**DIRECTIVE:**
No pictures go into the copy. Write out exactly the lines below from the one containing "Write a component" through the one containing "13, 14, 15];".

**MATERIAL:**
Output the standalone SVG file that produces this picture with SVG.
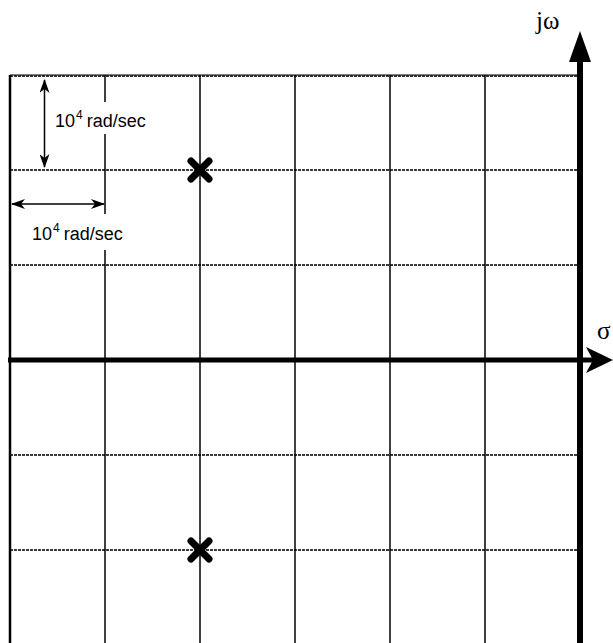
<svg xmlns="http://www.w3.org/2000/svg" width="613" height="643" viewBox="0 0 613 643">
<style>
.grid-h{stroke:#3a3a3a;stroke-width:2;stroke-dasharray:3 1;fill:none}
.grid-v{stroke:#000;stroke-width:1.5;fill:none}
.axis{stroke:#000;stroke-width:5;fill:none}
.pole{stroke:#000;stroke-width:7;stroke-linecap:round;fill:none}
.dim{stroke:#000;stroke-width:1.5;fill:none}
.lbl{font-family:"Liberation Sans",Arial,sans-serif;font-size:18px;fill:#000}
.sup{font-size:12px}
.greek{font-family:"Liberation Serif","Times New Roman",serif;font-size:25px;fill:#000}
</style>
<defs>
<marker id="barb" viewBox="0 0 14 10" refX="13" refY="5" markerWidth="14" markerHeight="10" markerUnits="userSpaceOnUse" orient="auto-start-reverse">
<path d="M0,0 L14,5 L0,10 L4,5 Z" fill="#000"/>
</marker>
</defs>
<rect width="613" height="643" fill="#fff"/>
<g id="grid">
<line class="grid-h" x1="10" y1="76" x2="578" y2="76"/>
<line class="grid-h" x1="10" y1="170" x2="578" y2="170"/>
<line class="grid-h" x1="10" y1="265" x2="578" y2="265"/>
<line class="grid-h" x1="10" y1="455" x2="578" y2="455"/>
<line class="grid-h" x1="10" y1="550" x2="578" y2="550"/>
<line x1="10" y1="75" x2="578" y2="75" stroke="#000" stroke-width="1"/>
<line x1="10" y1="75" x2="10" y2="643" stroke="#000" stroke-width="2.5"/>
<line class="grid-v" x1="105" y1="75" x2="105" y2="643"/>
<line class="grid-v" x1="200" y1="75" x2="200" y2="643"/>
<line class="grid-v" x1="295" y1="75" x2="295" y2="643"/>
<line class="grid-v" x1="390" y1="75" x2="390" y2="643"/>
<line class="grid-v" x1="485" y1="75" x2="485" y2="643"/>
</g>
<g id="sigma-axis">
<line class="axis" x1="8" y1="360" x2="600" y2="360"/>
<path d="M586,347 L613,360 L586,373 L593,360 Z" fill="#000"/>
<text class="greek" x="597" y="339" font-size="28">σ</text>
</g>
<g id="jw-axis">
<line x1="580" y1="58" x2="580" y2="643" stroke="#000" stroke-width="6"/>
<path d="M580,31 L591,62 L569,62 Z" fill="#000"/>
<text class="greek" x="536" y="29">jω</text>
</g>
<g id="pole-upper">
<path class="pole" d="M191,161 L209,179 M209,161 L191,179"/>
</g>
<g id="pole-lower">
<path class="pole" d="M191,541 L209,559 M209,541 L191,559"/>
</g>
<g id="connectors">
<line class="dim" x1="44.5" y1="80" x2="44.5" y2="167" marker-start="url(#barb)" marker-end="url(#barb)"/>
<line class="dim" x1="12" y1="204" x2="104" y2="204" marker-start="url(#barb)" marker-end="url(#barb)"/>
</g>
<g id="label-vertical">
<rect x="53" y="102" width="98" height="32" fill="#fff"/>
<text class="lbl" x="55" y="127">10<tspan class="sup" dx="1" dy="-8">4</tspan><tspan dx="4" dy="8">rad/sec</tspan></text>
</g>
<g id="label-horizontal">
<rect x="30" y="214" width="100" height="36" fill="#fff"/>
<text class="lbl" x="32" y="240">10<tspan class="sup" dx="1" dy="-8">4</tspan><tspan dx="4" dy="8">rad/sec</tspan></text>
</g>
</svg>
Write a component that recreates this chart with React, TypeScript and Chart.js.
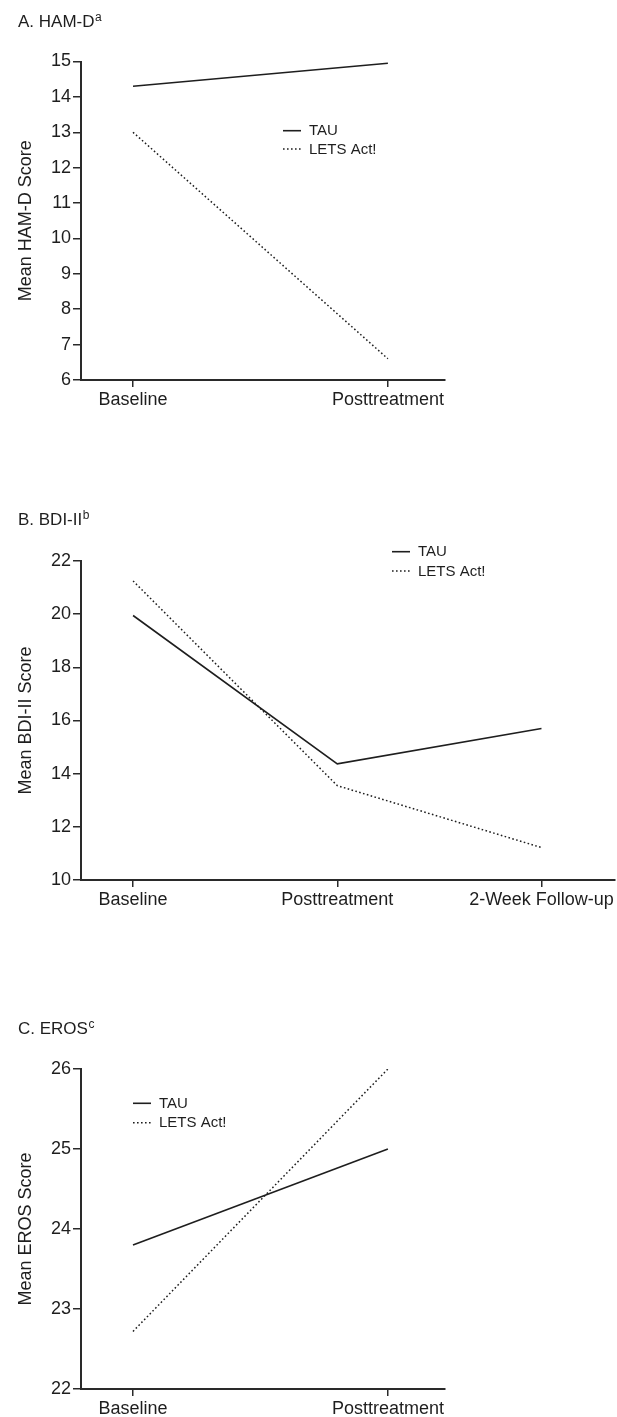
import React, { useEffect, useRef } from "react";
import { Chart, registerables } from "chart.js";

Chart.register(...registerables);

const FONT = "'Liberation Sans', Arial, Helvetica, sans-serif";
const INK = "#1e1e1e";
const AXIS = "#2a2a2a";

// ---- Data ----
const seriesLabels = ["TAU", "LETS Act!"];

const hamdCategories = ["Baseline", "Posttreatment"];
const hamdTau = [14.3, 14.95];
const hamdLets = [13.0, 6.6];
const hamdTicks = [6, 7, 8, 9, 10, 11, 12, 13, 14, 15];

const bdiCategories = ["Baseline", "Posttreatment", "2-Week Follow-up"];
const bdiTau = [19.95, 14.37, 15.7];
const bdiLets = [21.25, 13.55, 11.22];
const bdiTicks = [10, 12, 14, 16, 18, 20, 22];

const erosCategories = ["Baseline", "Posttreatment"];
const erosTau = [23.8, 25.0];
const erosLets = [22.72, 26.0];
const erosTicks = [22, 23, 24, 25, 26];

type PanelProps = {
  top: number;
  height: number;
  title: string;
  sup: string;
  titleY: number;
  yTitle: string;
  categories: string[];
  tau: number[];
  lets: number[];
  yTicks: number[];
  xMin: number;
  xMax: number;
  padTop: number;
  padRight: number;
  xAxisH: number;
  legendX: number;
  legendY: number;
  legendRow: number;
};

const decorPlugin = {
  id: "decor",
  afterDraw(chart: any, _args: any, opts: any) {
    const ctx = chart.ctx as CanvasRenderingContext2D;
    ctx.save();
    ctx.fillStyle = INK;
    ctx.textBaseline = "middle";
    ctx.textAlign = "left";
    ctx.font = `17px ${FONT}`;
    ctx.fillText(opts.title, opts.titleX, opts.titleY);
    const w = ctx.measureText(opts.title).width;
    ctx.font = `12px ${FONT}`;
    ctx.fillText(opts.sup, opts.titleX + w + 0.5, opts.titleY - 4);
    chart.data.datasets.forEach((ds: any, i: number) => {
      const y = opts.legendY + i * opts.legendRow;
      ctx.beginPath();
      ctx.setLineDash(ds.borderDash || []);
      ctx.lineWidth = ds.borderWidth;
      ctx.strokeStyle = ds.borderColor;
      ctx.moveTo(opts.legendX, y);
      ctx.lineTo(opts.legendX + opts.legendLen, y);
      ctx.stroke();
      ctx.setLineDash([]);
      ctx.font = `15px ${FONT}`;
      ctx.fillStyle = INK;
      ctx.fillText(ds.label, opts.legendX + opts.legendLen + opts.legendGap, y + 0.5);
    });
    ctx.restore();
  },
};

function Panel(p: PanelProps) {
  const ref = useRef<HTMLCanvasElement | null>(null);
  useEffect(() => {
    if (!ref.current) return;
    const toPts = (vals: number[]) => vals.map((v, i) => ({ x: i, y: v }));
    const chart = new Chart(ref.current, {
      type: "line",
      data: {
        datasets: [
          {
            label: seriesLabels[0],
            data: toPts(p.tau),
            borderColor: INK,
            borderWidth: 1.6,
            pointRadius: 0,
            tension: 0,
            fill: false,
          },
          {
            label: seriesLabels[1],
            data: toPts(p.lets),
            borderColor: INK,
            borderWidth: 1.5,
            borderDash: [1.6, 2.4],
            pointRadius: 0,
            tension: 0,
            fill: false,
          },
        ],
      },
      plugins: [decorPlugin],
      options: {
        responsive: false,
        animation: false,
        devicePixelRatio: 1,
        layout: { padding: { top: p.padTop, right: p.padRight, left: 0, bottom: 0 } },
        plugins: {
          legend: { display: false },
          tooltip: { enabled: false },
          decor: {
            title: p.title,
            sup: p.sup,
            titleX: 18,
            titleY: p.titleY,
            legendX: p.legendX,
            legendY: p.legendY,
            legendRow: p.legendRow,
            legendLen: 18,
            legendGap: 8,
          },
        } as any,
        scales: {
          x: {
            type: "linear",
            min: p.xMin,
            max: p.xMax,
            afterBuildTicks: (s: any) => {
              s.ticks = p.categories.map((_, i) => ({ value: i }));
            },
            afterFit: (s: any) => {
              s.height = p.xAxisH;
            },
            grid: {
              drawOnChartArea: false,
              drawTicks: true,
              tickLength: 7,
              color: AXIS,
              lineWidth: 1.5,
            },
            border: { display: true, color: AXIS, width: 2 },
            ticks: {
              callback: (v: any) => p.categories[v] ?? "",
              font: { family: FONT, size: 18 },
              color: INK,
              padding: 2,
              maxRotation: 0,
              autoSkip: false,
            },
          },
          y: {
            type: "linear",
            min: p.yTicks[0],
            max: p.yTicks[p.yTicks.length - 1],
            afterBuildTicks: (s: any) => {
              s.ticks = p.yTicks.map((v) => ({ value: v }));
            },
            afterFit: (s: any) => {
              s.width = 81;
            },
            grid: {
              drawOnChartArea: false,
              drawTicks: true,
              tickLength: 8,
              color: AXIS,
              lineWidth: 1.5,
            },
            border: { display: true, color: AXIS, width: 2 },
            ticks: {
              font: { family: FONT, size: 18 },
              color: INK,
              padding: 2,
            },
            title: {
              display: true,
              text: p.yTitle,
              font: { family: FONT, size: 18 },
              color: INK,
              padding: { top: 15, bottom: 0 },
            },
          },
        },
      } as any,
    });
    return () => chart.destroy();
  }, []);
  return (
    <div style={{ position: "absolute", left: 0, top: p.top, width: 617, height: p.height }}>
      <canvas ref={ref} width={617} height={p.height} style={{ display: "block" }} />
    </div>
  );
}

export default function App() {
  return (
    <div style={{ position: "absolute", left: 0, top: 0, width: 617, height: 1417, background: "#fff" }}>
      <Panel
        top={0}
        height={470}
        title="A. HAM-D"
        sup="a"
        titleY={22}
        yTitle="Mean HAM-D Score"
        categories={hamdCategories}
        tau={hamdTau}
        lets={hamdLets}
        yTicks={hamdTicks}
        xMin={-0.204}
        xMax={1.224}
        padTop={61.5}
        padRight={172}
        xAxisH={90}
        legendX={283}
        legendY={130.7}
        legendRow={18.3}
      />
      <Panel
        top={480}
        height={450}
        title="B. BDI-II"
        sup="b"
        titleY={40}
        yTitle="Mean BDI-II Score"
        categories={bdiCategories}
        tau={bdiTau}
        lets={bdiLets}
        yTicks={bdiTicks}
        xMin={-0.255}
        xMax={2.36}
        padTop={81}
        padRight={2}
        xAxisH={50}
        legendX={392}
        legendY={71.7}
        legendRow={19.3}
      />
      <Panel
        top={990}
        height={427}
        title="C. EROS"
        sup="c"
        titleY={39}
        yTitle="Mean EROS Score"
        categories={erosCategories}
        tau={erosTau}
        lets={erosLets}
        yTicks={erosTicks}
        xMin={-0.204}
        xMax={1.224}
        padTop={79}
        padRight={172}
        xAxisH={28}
        legendX={133}
        legendY={113.3}
        legendRow={19.4}
      />
    </div>
  );
}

**RESPONSE FOR THIS EXERCISE:**
Write a component that recreates this chart with React, TypeScript and Chart.js.
import React, { useEffect, useRef } from "react";
import { Chart, registerables } from "chart.js";

Chart.register(...registerables);

const FONT = "'Liberation Sans', Arial, Helvetica, sans-serif";
const INK = "#1e1e1e";
const AXIS = "#2a2a2a";

// ---- Data ----
const seriesLabels = ["TAU", "LETS Act!"];

const hamdCategories = ["Baseline", "Posttreatment"];
const hamdTau = [14.3, 14.95];
const hamdLets = [13.0, 6.6];
const hamdTicks = [6, 7, 8, 9, 10, 11, 12, 13, 14, 15];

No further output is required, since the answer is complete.